Omitting pseudo-inversion, any term is equivalent to one where \(^*\) occurs only in the form \(x_i^*\). Thus, a polynomial dimension bound for refutation can be established, directly. Namely, for any such term t, \({\bar{f}}\) in \({{\,\mathrm{\mathsf{End}}\,}}(H)\), and \(a \in H\) one has \(t(\bar{f})(a)= t({\bar{g}})(a)\) where \(g_i=\pi _U \circ f_i\circ \varepsilon _U\) and U is the subspace spanned by the \(s({\bar{f}})(a)\), s a subterm of t. This gives the upper complexity bound.

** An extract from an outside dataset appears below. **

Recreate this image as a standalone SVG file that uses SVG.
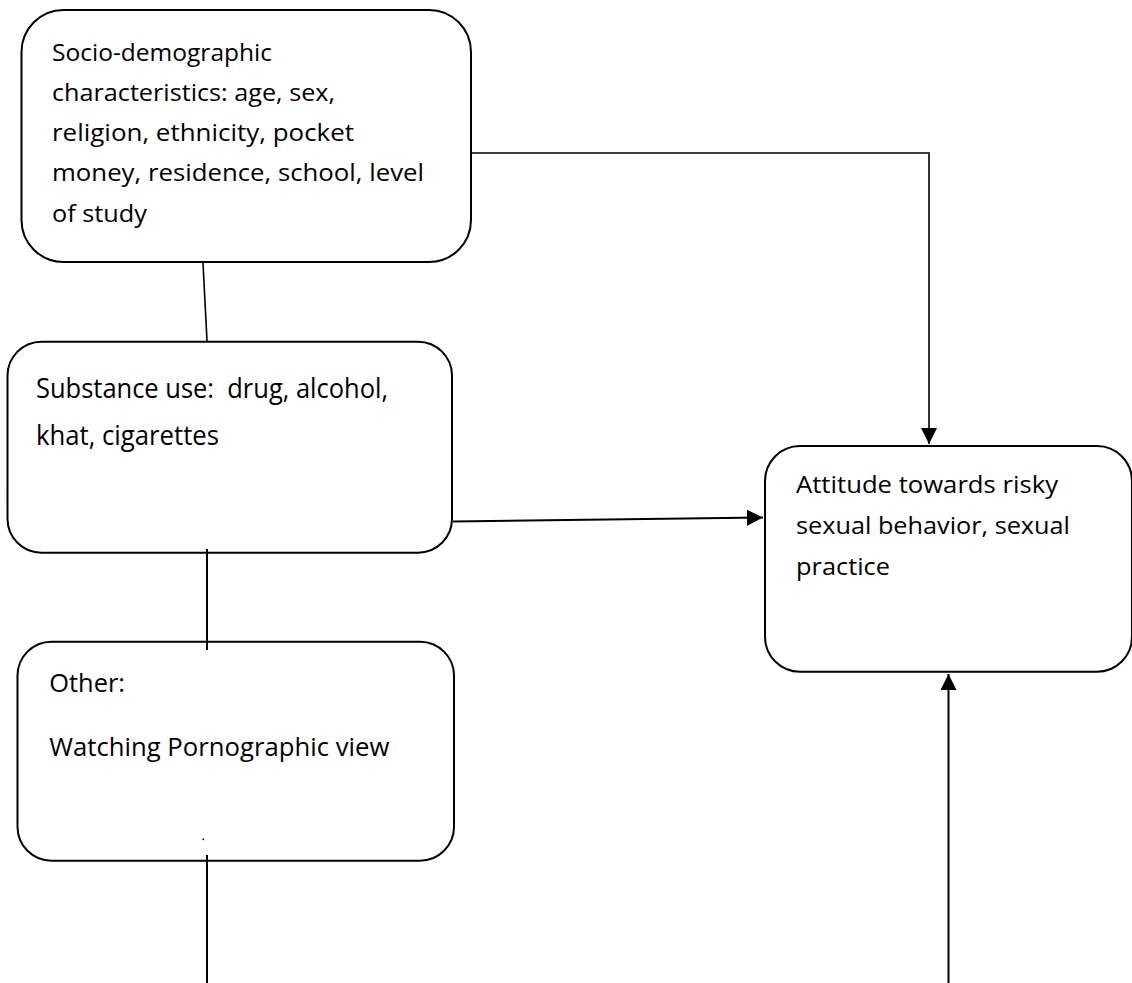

Similarly, consider the category \(\mathcal {H}\) and such term \(t({\bar{x}})\), admissible substitution \({\bar{f}}\) of morphisms, and a such that \(t({\bar{f}})(a)\) is defined. By recursion, one defines a subspace \(H_{t{\bar{f}} a}\) of H for each \(H\in \mathcal {H}\) to obtain the objects of a category \(\mathcal {H}_{t{\bar{f}} a}\) in which \(t({\bar{f}})(a)\) evaluates the same as in \(\mathcal {H}\); here, one has a polynomial bound on the sum of the dimensions of objects. Again, this gives the complexity of \({\mathrm{FEAS}_{\mathbb {Z},\mathbb {R}}}\) as an upper bound for deciding identities.